The theme parks division was the most profitable of the Disney properties, with a revenue increase of 21 percent to $8.7 billion and a profit increase of 25 percent to $3.1 billion from a year ago. This was largely attributed to a 19 percent increase in theme park ticket prices in December. The average hourly wage of a Disney World employee is $18.88, according to the website payscale.com.

Iger, who has a personal net worth of $350 million, said his cost cutting plan—which reduces the structure of the conglomerate to three divisions: Disney Parks, ESPN and Disney Entertainment—will “re-establish the direct link between content decisions and financial performance.”

Late Wednesday and Thursday morning, Wall Street joined in Iger’s enthusiasm over the job cuts and pushed the $200 billion company’s stock value up sharply. However, the stock price fell later that morning when activist investor Nelson Peltz of Trian Fund Management withdrew his proposal for a more severe plan of cost cutting.

On behalf of all the major Disney investors, Peltz had launched a campaign to win a seat on the company board of directors so that his plan to attack the workforce with layoffs and increased exploitation of the remaining workforce could be forced through any lingering opposition within management. In the end, as Peltz told the Wall Street Journal, “He [Iger] said all the things that we would want him to do. Now they’ve got to execute.”

Corporate media reports have been ecstatic about Iger’s return as CEO in November, after the firing of Bob Chapek, as though he had some kind of magical powers to return Disney to profitability. Actually, Iger was brought back because he was seen by Wall Street as more reliable at wielding the axe than the man he had personally picked as his own successor in 2020.

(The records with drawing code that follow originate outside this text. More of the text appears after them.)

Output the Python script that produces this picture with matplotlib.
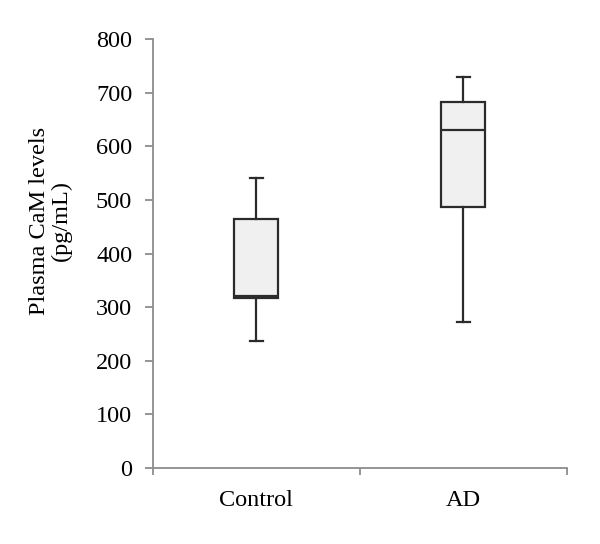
import matplotlib
matplotlib.use('Agg')
import matplotlib.pyplot as plt
import numpy as np

plt.rcParams['font.family'] = ['Liberation Serif', 'DejaVu Serif']

# box statistics (pg/mL)
groups = ['Control', 'AD']
whis_lo = [236, 273]
q1 = [317, 486]
median = [321, 631]
q3 = [464, 682]
whis_hi = [540, 730]

stats = []
for i in range(len(groups)):
    stats.append({'label': groups[i], 'whislo': whis_lo[i], 'q1': q1[i],
                  'med': median[i], 'q3': q3[i], 'whishi': whis_hi[i],
                  'fliers': []})

fig = plt.figure(figsize=(6, 5.44), dpi=100)
ax = fig.add_axes([0.255, 0.1397, 0.6895, 0.7886])

edge = '#2b2b2b'
ax.bxp(stats, positions=np.arange(len(groups)), widths=0.213,
       patch_artist=True, showfliers=False,
       boxprops=dict(facecolor='#f0f0f0', edgecolor=edge, linewidth=1.6),
       medianprops=dict(color=edge, linewidth=1.6),
       whiskerprops=dict(color=edge, linewidth=1.6),
       capprops=dict(color=edge, linewidth=1.6),
       capwidths=0.065)

ax.set_xlim(-0.5, len(groups) - 0.5)
ax.set_ylim(0, 800)
ax.set_yticks(np.arange(0, 801, 100))

# category separators as major ticks, names on minor ticks
ax.set_xticks(np.arange(-0.5, len(groups), 1.0))
ax.set_xticklabels([])
ax.set_xticks(np.arange(len(groups)), minor=True)
ax.set_xticklabels(groups, minor=True)

axis_col = '#8c8c8c'
for s in ['top', 'right']:
    ax.spines[s].set_visible(False)
for s in ['left', 'bottom']:
    ax.spines[s].set_color(axis_col)
    ax.spines[s].set_linewidth(1.3)

fs = 17.5
ax.tick_params(axis='y', direction='out', length=6, width=1.3, color=axis_col,
               labelsize=fs, pad=9)
ax.tick_params(axis='x', which='major', direction='out', length=5, width=1.3,
               color=axis_col)
ax.tick_params(axis='x', which='minor', length=0, labelsize=fs, pad=16)

ax.set_ylabel('Plasma CaM levels\n(pg/mL)', fontsize=fs, linespacing=1.05)
ax.yaxis.set_label_coords(-0.196, 0.576)

plt.savefig('out.png', dpi=100)
plt.close(fig)
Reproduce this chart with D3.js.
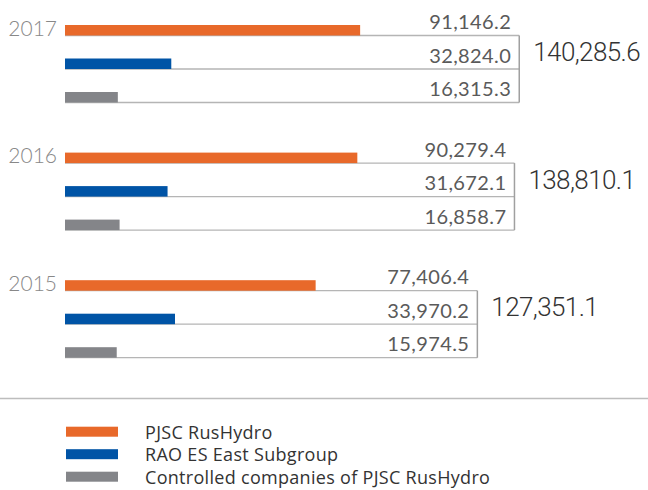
<!DOCTYPE html>
<html>
<head>
<meta charset="utf-8">
<script src="https://cdn.jsdelivr.net/npm/d3@7"></script>
<style>
  body { margin: 0; background: #fff; }
</style>
</head>
<body>
<script>
var years = ["2017", "2016", "2015"];
var seriesNames = ["PJSC RusHydro", "RAO ES East Subgroup", "Controlled companies of PJSC RusHydro"];
var pjsc = [91146.2, 90279.4, 77406.4];
var raoEast = [32824.0, 31672.1, 33970.2];
var controlled = [16315.3, 16858.7, 15974.5];
var totals = [140285.6, 138810.1, 127351.1];
var colors = ["#e8692a", "#0054a6", "#848589"];

var series = [pjsc, raoEast, controlled];
var fmt = d3.format(",.1f");

var svg = d3.select("body").append("svg")
    .attr("width", 648)
    .attr("height", 490);

var x = d3.scaleLinear().domain([0, 100000]).range([65, 388.8]);
var yGroup = d3.scalePoint().domain(years).range([35.5, 290.7]);
var yRow = d3.scalePoint().domain(seriesNames).range([0, 67]);
var barH = 10.5;

years.forEach(function(year, i) {
    var g = svg.append("g").attr("transform", "translate(0," + yGroup(year) + ")");
    var right = x(totals[i]);

    // row lines and the closing bracket
    g.selectAll("line.row")
        .data(seriesNames)
        .enter()
        .append("line")
        .attr("x1", x(0))
        .attr("x2", right)
        .attr("y1", function(d) { return yRow(d); })
        .attr("y2", function(d) { return yRow(d); })
        .attr("stroke", "#b5b5b5")
        .attr("stroke-width", 1.3);

    g.append("line")
        .attr("x1", right).attr("x2", right)
        .attr("y1", yRow(seriesNames[0])).attr("y2", yRow(seriesNames[2]))
        .attr("stroke", "#a0a0a0")
        .attr("stroke-width", 1.5);

    g.selectAll("rect")
        .data(seriesNames)
        .enter()
        .append("rect")
        .attr("x", x(0))
        .attr("y", function(d) { return yRow(d) - barH; })
        .attr("width", function(d, j) { return x(series[j][i]) - x(0); })
        .attr("height", barH)
        .attr("fill", function(d, j) { return colors[j]; });

    g.selectAll("text.val")
        .data(seriesNames)
        .enter()
        .append("text")
        .attr("class", "val")
        .attr("x", right - 8)
        .attr("y", function(d) { return yRow(d) - 6.5; })
        .attr("text-anchor", "end")
        .style("font-family", "Lato, sans-serif")
        .style("font-size", "20px")
        .style("font-weight", 400)
        .style("letter-spacing", "0.4px")
        .attr("fill", "#5a5a5a")
        .text(function(d, j) { return fmt(series[j][i]); });

    g.append("text")
        .attr("x", right + 14)
        .attr("y", yRow(seriesNames[1]) - 8)
        .style("font-family", "Roboto, sans-serif")
        .style("font-size", "26px")
        .style("font-weight", 300)
        .style("letter-spacing", "-0.6px")
        .attr("fill", "#333")
        .text(fmt(totals[i]));

    g.append("text")
        .attr("x", 57)
        .attr("y", 0)
        .attr("text-anchor", "end")
        .style("font-family", "Lato, sans-serif")
        .style("font-size", "21px")
        .style("font-weight", 300)
        .attr("fill", "#888")
        .text(year);
});

svg.append("line")
    .attr("x1", 0).attr("x2", 648)
    .attr("y1", 398.5).attr("y2", 398.5)
    .attr("stroke", "#bdbdbd")
    .attr("stroke-width", 1.3);

var legend = svg.selectAll("g.legend")
    .data(seriesNames)
    .enter()
    .append("g")
    .attr("class", "legend")
    .attr("transform", function(d, j) { return "translate(66," + (426.7 + j * 22.5) + ")"; });

legend.append("rect")
    .attr("width", 52)
    .attr("height", 10)
    .attr("fill", function(d, j) { return colors[j]; });

legend.append("text")
    .attr("x", 79)
    .attr("y", 11.8)
    .style("font-family", "'Open Sans', sans-serif")
    .style("font-size", "18px")
    .style("letter-spacing", "0.3px")
    .attr("fill", "#333")
    .text(function(d) { return d; });
</script>
</body>
</html>
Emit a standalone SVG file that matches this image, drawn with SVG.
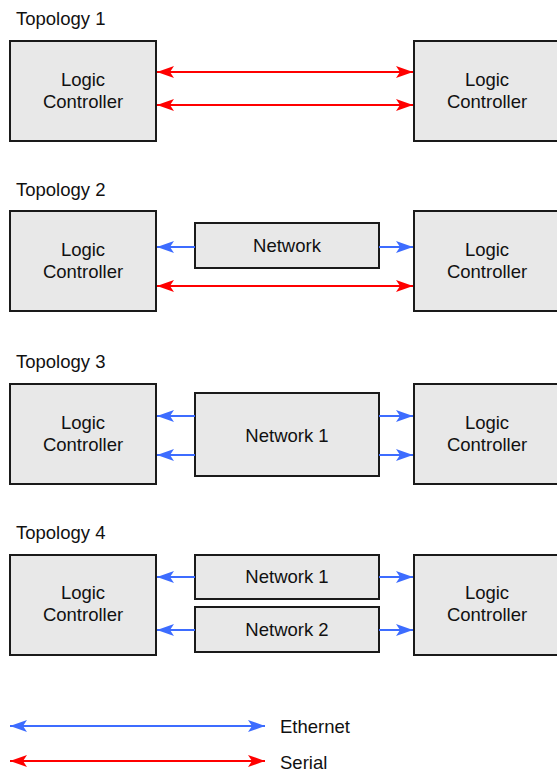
<svg xmlns="http://www.w3.org/2000/svg" width="557" height="772" viewBox="0 0 557 772">
<style>
.box{fill:#e8e8e8;stroke:#1a1a1a;stroke-width:2}
.t{font-family:"Liberation Sans",Arial,sans-serif;font-size:18.5px;fill:#111}
.c{text-anchor:middle}
.red{stroke:#ff0000;stroke-width:2.2;fill:none}
.blue{stroke:#3d6cff;stroke-width:2.2;fill:none}
</style>
<defs>
<marker id="rE" markerUnits="userSpaceOnUse" markerWidth="18" markerHeight="14" refX="17" refY="7" orient="auto"><path d="M0,1 L17,7 L0,13 L4,7 Z" fill="#ff0000"/></marker>
<marker id="rS" markerUnits="userSpaceOnUse" markerWidth="18" markerHeight="14" refX="1" refY="7" orient="auto"><path d="M18,1 L1,7 L18,13 L14,7 Z" fill="#ff0000"/></marker>
<marker id="bE" markerUnits="userSpaceOnUse" markerWidth="18" markerHeight="14" refX="17" refY="7" orient="auto"><path d="M0,1 L17,7 L0,13 L4,7 Z" fill="#3d6cff"/></marker>
<marker id="bS" markerUnits="userSpaceOnUse" markerWidth="18" markerHeight="14" refX="1" refY="7" orient="auto"><path d="M18,1 L1,7 L18,13 L14,7 Z" fill="#3d6cff"/></marker>
</defs>

<g id="titles">
<text class="t" x="16" y="25">Topology 1</text>
<text class="t" x="16" y="196">Topology 2</text>
<text class="t" x="16" y="368">Topology 3</text>
<text class="t" x="16" y="539">Topology 4</text>
</g>

<g id="t1-left"><rect class="box" x="10" y="41" width="146" height="100"/><text class="t c" x="83" y="86">Logic</text><text class="t c" x="83" y="108">Controller</text></g>
<g id="t1-right"><rect class="box" x="414" y="41" width="146" height="100"/><text class="t c" x="487" y="86">Logic</text><text class="t c" x="487" y="108">Controller</text></g>

<g id="t2-left"><rect class="box" x="10" y="211" width="146" height="100"/><text class="t c" x="83" y="256">Logic</text><text class="t c" x="83" y="278">Controller</text></g>
<g id="t2-right"><rect class="box" x="414" y="211" width="146" height="100"/><text class="t c" x="487" y="256">Logic</text><text class="t c" x="487" y="278">Controller</text></g>
<g id="t2-net"><rect class="box" x="195" y="223" width="184" height="45"/><text class="t c" x="287" y="252">Network</text></g>

<g id="t3-left"><rect class="box" x="10" y="384" width="146" height="100"/><text class="t c" x="83" y="429">Logic</text><text class="t c" x="83" y="451">Controller</text></g>
<g id="t3-right"><rect class="box" x="414" y="384" width="146" height="100"/><text class="t c" x="487" y="429">Logic</text><text class="t c" x="487" y="451">Controller</text></g>
<g id="t3-net"><rect class="box" x="195" y="393" width="184" height="83"/><text class="t c" x="287" y="442">Network 1</text></g>

<g id="t4-left"><rect class="box" x="10" y="555" width="146" height="100"/><text class="t c" x="83" y="599">Logic</text><text class="t c" x="83" y="621">Controller</text></g>
<g id="t4-right"><rect class="box" x="414" y="555" width="146" height="100"/><text class="t c" x="487" y="599">Logic</text><text class="t c" x="487" y="621">Controller</text></g>
<g id="t4-net1"><rect class="box" x="195" y="555" width="184" height="44"/><text class="t c" x="287" y="583">Network 1</text></g>
<g id="t4-net2"><rect class="box" x="195" y="607" width="184" height="45"/><text class="t c" x="287" y="636">Network 2</text></g>

<g id="connectors">
<line class="red" x1="157" y1="72" x2="413" y2="72" marker-start="url(#rS)" marker-end="url(#rE)"/>
<line class="red" x1="157" y1="105" x2="413" y2="105" marker-start="url(#rS)" marker-end="url(#rE)"/>

<line class="blue" x1="195" y1="247" x2="157" y2="247" marker-end="url(#bE)"/>
<line class="blue" x1="379" y1="247" x2="413" y2="247" marker-end="url(#bE)"/>
<line class="red" x1="157" y1="286" x2="413" y2="286" marker-start="url(#rS)" marker-end="url(#rE)"/>

<line class="blue" x1="195" y1="416" x2="157" y2="416" marker-end="url(#bE)"/>
<line class="blue" x1="195" y1="455" x2="157" y2="455" marker-end="url(#bE)"/>
<line class="blue" x1="379" y1="416" x2="413" y2="416" marker-end="url(#bE)"/>
<line class="blue" x1="379" y1="455" x2="413" y2="455" marker-end="url(#bE)"/>

<line class="blue" x1="195" y1="577" x2="157" y2="577" marker-end="url(#bE)"/>
<line class="blue" x1="195" y1="630" x2="157" y2="630" marker-end="url(#bE)"/>
<line class="blue" x1="379" y1="577" x2="413" y2="577" marker-end="url(#bE)"/>
<line class="blue" x1="379" y1="630" x2="413" y2="630" marker-end="url(#bE)"/>
</g>

<g id="legend">
<line class="blue" x1="10" y1="726" x2="265" y2="726" marker-start="url(#bS)" marker-end="url(#bE)"/>
<text class="t" x="280" y="733">Ethernet</text>
<line class="red" x1="10" y1="761" x2="265" y2="761" marker-start="url(#rS)" marker-end="url(#rE)"/>
<text class="t" x="280" y="769">Serial</text>
</g>
</svg>
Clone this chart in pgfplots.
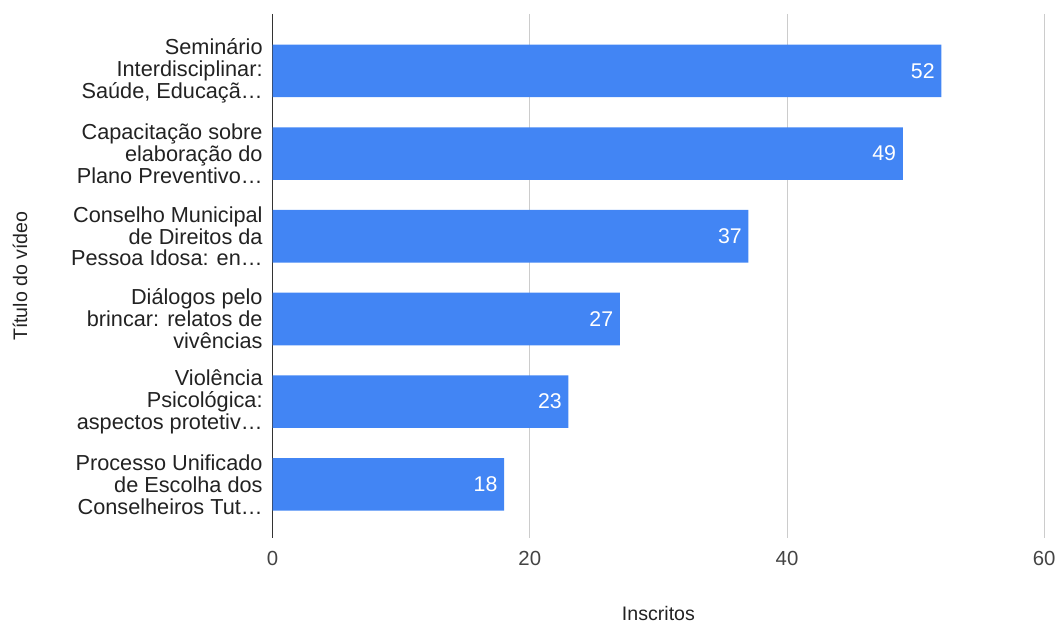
\documentclass[border=0pt]{standalone}
\usepackage{pgfplots}
\pgfplotsset{compat=1.18}
\usepackage{fontspec}
\setmainfont{Liberation Sans}
\definecolor{barblue}{HTML}{4285F4}
\definecolor{txt}{HTML}{222222}
\definecolor{tick}{HTML}{444444}
\definecolor{gridc}{HTML}{CCCCCC}
\begin{document}
\begin{tikzpicture}
\begin{axis}[
  at={(0,0)}, anchor=south west,
  scale only axis,
  width=579.5pt, height=393.75pt,
  xbar, bar width=39.5pt,
  xmin=0, xmax=60,
  ymin=-0.688, ymax=5.652,
  y dir=reverse,
  xtick={0,20,40,60},
  ytick={0,1,2,3,4,5},
  yticklabels={{Seminário\\Interdisciplinar:\\Saúde, Educaçã…},
               {Capacitação sobre\\elaboração do\\Plano Preventivo…},
               {Conselho Municipal\\de Direitos da\\Pessoa Idosa: en…},
               {Diálogos pelo\\brincar: relatos de\\vivências},
               {Violência\\Psicológica:\\aspectos protetiv…},
               {Processo Unificado\\de Escolha dos\\Conselheiros Tut…}},
  yticklabel style={align=right, font=\fontsize{16.3}{16.5}\selectfont, text=txt, xshift=-4pt},
  xticklabel style={font=\fontsize{15.3}{16}\selectfont, text=tick, yshift=-6pt},
  /pgf/number format/assume math mode=true,
  major tick length=0pt,
  xmajorgrids, grid style={gridc, line width=0.75pt},
  separate axis lines,
  x axis line style={draw=none},
  y axis line style={draw=black!80, line width=1.1pt},
  axis y line*=left,
  xlabel={Inscritos},
  ylabel={Título do vídeo},
  xlabel style={font=\fontsize{14.7}{16}\selectfont, text=txt, at={(axis description cs:0.5,-0.143)}, anchor=center},
  ylabel style={font=\fontsize{14.7}{16}\selectfont, text=txt, at={(axis description cs:-0.3275,0.5)}, anchor=center},
  nodes near coords,
  every node near coord/.append style={anchor=east, text=white, font=\fontsize{16}{16}\selectfont, xshift=-1.5pt},
  point meta=x,
]
\addplot[fill=barblue, draw=none] coordinates {(52,0) (49,1) (37,2) (27,3) (23,4) (18,5)};
\end{axis}
\path[use as bounding box] (-204.75pt,-64.5pt) rectangle (590.25pt,404.25pt);
\end{tikzpicture}
\end{document}
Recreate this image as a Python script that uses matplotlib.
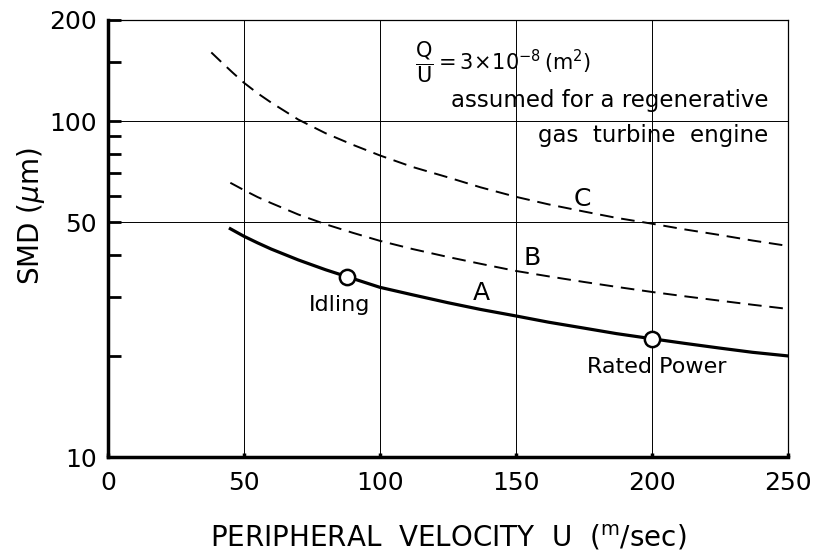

This year is the centenary of the firm, which was founded by Roy and Walt Disney as Disney Brothers Studio in Hollywood, California, in 1923. It is significant that in all the reports about stock performance, earnings, dividends, layoffs and returning “creativity to the center of the company,” not a word can be found from Iger or the press about Disney’s 100th Anniversary Celebration.

It is a measure of the financialization of society, in general, and the takeover of the film and entertainment industry by billionaire parasites, in particular, that the legacy of the Disney brothers, who pioneered animated film and created the first sound cartoons ever made, has not even been mentioned.

However, the truth of what is going on is not lost on the workers and public at large. Responding to the layoff announcements, one New York-area Facebook user, who is obviously familiar with Disney’s treatment of its employees, known internally as cast members, said of Iger, “He needs to give himself a pay cut and increase all the cast members’ pay. No reason for layoffs other than greed by corporate.”

Another Facebook user said, “Greed! Disney go back to the recipe of Walt Disney and tunnel his inner vision of joy, happiness and magic!” And a former Disney employee commented, “Bob Iger I hope that includes mostly high paying executives and not the poorly paid hourly employees that do most of the work!!!”